Strategic Capital Management Backed by Innovation

CEO Michael Kavanagh highlighted that Nanosonics’ business model is anchored by steady capital revenue from its flagship trophon® devices, complemented by growing recurring revenue streams from consumables and services. The company has recently invested in next-generation products including trophon3 and trophon2 Plus, alongside the FDA De Novo approved CORIS system, which collectively position Nanosonics for expanded market opportunities.

Balancing Growth Investment and Shareholder Returns

The Board’s decision to initiate the buy-back program signals confidence that Nanosonics holds sufficient cash reserves to fund ongoing strategic initiatives. These include scaling the trophon business, controlled commercialisation of CORIS, and exploring selective acquisitions. Shares repurchased under the program will be cancelled, effectively reducing the total shares on issue and potentially enhancing shareholder value.

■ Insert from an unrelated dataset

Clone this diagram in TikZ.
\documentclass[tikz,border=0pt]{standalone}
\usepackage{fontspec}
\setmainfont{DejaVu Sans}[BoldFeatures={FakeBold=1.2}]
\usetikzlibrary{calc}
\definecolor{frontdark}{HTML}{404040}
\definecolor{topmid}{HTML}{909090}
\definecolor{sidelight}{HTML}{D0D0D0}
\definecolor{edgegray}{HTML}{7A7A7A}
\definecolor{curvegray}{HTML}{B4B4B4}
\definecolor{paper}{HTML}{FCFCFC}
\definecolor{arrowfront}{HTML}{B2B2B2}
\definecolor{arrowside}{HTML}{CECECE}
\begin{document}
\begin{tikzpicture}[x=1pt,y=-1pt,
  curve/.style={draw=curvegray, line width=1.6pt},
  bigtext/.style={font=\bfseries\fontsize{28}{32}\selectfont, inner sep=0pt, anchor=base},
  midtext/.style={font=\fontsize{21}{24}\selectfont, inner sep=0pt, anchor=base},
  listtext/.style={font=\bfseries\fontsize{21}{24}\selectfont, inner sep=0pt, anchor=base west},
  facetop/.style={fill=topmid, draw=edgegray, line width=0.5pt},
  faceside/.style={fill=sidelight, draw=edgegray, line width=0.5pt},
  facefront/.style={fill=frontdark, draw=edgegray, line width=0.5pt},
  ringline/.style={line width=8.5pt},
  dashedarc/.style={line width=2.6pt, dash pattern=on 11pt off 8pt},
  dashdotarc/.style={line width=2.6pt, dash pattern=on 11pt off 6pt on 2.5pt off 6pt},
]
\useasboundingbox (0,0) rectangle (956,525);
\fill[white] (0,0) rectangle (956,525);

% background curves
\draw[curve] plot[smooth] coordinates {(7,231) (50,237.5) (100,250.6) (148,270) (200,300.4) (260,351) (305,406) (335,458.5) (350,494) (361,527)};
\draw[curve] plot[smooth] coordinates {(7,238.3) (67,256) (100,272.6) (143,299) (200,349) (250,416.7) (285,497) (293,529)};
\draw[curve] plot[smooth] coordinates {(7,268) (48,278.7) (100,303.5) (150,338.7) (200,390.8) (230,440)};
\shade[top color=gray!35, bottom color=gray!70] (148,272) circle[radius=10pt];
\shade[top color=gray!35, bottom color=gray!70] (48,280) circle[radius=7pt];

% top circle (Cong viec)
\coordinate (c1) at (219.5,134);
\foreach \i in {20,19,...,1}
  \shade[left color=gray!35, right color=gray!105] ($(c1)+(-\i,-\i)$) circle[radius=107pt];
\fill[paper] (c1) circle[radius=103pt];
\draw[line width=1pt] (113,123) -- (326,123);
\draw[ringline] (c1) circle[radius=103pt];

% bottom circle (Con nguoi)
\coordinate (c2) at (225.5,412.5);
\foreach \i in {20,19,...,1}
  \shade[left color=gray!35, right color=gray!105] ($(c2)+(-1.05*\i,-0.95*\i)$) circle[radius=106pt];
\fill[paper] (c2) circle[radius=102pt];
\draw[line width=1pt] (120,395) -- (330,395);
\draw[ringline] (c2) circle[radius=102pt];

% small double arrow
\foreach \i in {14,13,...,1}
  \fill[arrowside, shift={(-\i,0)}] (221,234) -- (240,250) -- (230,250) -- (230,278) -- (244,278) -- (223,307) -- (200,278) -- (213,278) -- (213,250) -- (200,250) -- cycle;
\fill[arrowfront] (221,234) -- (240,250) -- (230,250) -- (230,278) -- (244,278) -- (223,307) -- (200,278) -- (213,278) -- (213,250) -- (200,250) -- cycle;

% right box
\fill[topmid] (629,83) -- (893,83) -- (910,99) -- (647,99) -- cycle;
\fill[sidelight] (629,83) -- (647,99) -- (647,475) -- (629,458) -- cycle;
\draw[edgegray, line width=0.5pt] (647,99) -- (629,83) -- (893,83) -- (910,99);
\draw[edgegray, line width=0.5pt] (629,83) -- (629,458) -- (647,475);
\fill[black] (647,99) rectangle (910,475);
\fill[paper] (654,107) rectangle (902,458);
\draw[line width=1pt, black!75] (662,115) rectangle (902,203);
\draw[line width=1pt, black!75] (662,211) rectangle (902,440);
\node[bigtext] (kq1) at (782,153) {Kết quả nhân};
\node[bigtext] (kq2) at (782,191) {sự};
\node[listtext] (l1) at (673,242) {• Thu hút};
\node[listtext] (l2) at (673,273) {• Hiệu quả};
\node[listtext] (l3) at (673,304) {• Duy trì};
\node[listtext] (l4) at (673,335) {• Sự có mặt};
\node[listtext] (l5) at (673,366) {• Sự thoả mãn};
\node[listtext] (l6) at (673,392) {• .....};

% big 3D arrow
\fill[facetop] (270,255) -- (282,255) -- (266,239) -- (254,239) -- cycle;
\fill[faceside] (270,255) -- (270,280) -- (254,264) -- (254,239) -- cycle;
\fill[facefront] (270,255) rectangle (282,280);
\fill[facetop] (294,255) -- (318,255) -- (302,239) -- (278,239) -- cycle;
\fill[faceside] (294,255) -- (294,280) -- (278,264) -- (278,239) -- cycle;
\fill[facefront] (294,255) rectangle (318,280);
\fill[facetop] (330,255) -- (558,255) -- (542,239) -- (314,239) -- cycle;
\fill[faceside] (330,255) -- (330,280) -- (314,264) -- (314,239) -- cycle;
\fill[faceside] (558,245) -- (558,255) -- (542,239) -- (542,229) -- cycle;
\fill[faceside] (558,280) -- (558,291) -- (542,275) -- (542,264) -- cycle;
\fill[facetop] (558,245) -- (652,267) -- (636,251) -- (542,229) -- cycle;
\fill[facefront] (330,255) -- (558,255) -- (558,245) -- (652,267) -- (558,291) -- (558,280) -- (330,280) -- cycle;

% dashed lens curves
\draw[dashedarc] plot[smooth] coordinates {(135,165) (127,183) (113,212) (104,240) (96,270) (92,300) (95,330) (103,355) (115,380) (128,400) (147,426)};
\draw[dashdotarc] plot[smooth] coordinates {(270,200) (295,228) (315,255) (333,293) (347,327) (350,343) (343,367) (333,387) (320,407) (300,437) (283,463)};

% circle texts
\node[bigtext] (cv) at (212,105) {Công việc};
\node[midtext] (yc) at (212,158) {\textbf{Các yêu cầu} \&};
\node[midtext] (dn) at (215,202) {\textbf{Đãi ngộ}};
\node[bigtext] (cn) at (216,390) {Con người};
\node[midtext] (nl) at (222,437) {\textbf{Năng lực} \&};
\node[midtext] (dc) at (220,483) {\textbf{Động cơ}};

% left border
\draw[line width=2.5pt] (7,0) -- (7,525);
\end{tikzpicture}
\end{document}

Program Flexibility and Market Sensitivity

The buy-back will proceed following the company’s notice to ASIC and will be conducted in the ordinary course of trading, excluding blackout periods. Nanosonics retains the flexibility to vary, suspend, or terminate the program based on market conditions, share price movements, operational performance, or alternative capital deployment opportunities.

Looking Ahead

This capital management initiative underscores Nanosonics’ commitment to a balanced approach; maintaining a strong financial foundation while investing in innovation and returning value to shareholders. Investors will be watching closely how the company leverages its new product launches and potential acquisitions to sustain growth momentum.

Bottom Line?

Nanosonics’ $20 million buy-back signals confidence but leaves investors eager for updates on growth execution and market response.

Questions in the middle?

  • How will the commercial rollout of CORIS impact revenue growth in FY26?
  • What criteria will guide potential bolt-on acquisitions?
  • How might market conditions influence the timing and scale of the buy-back?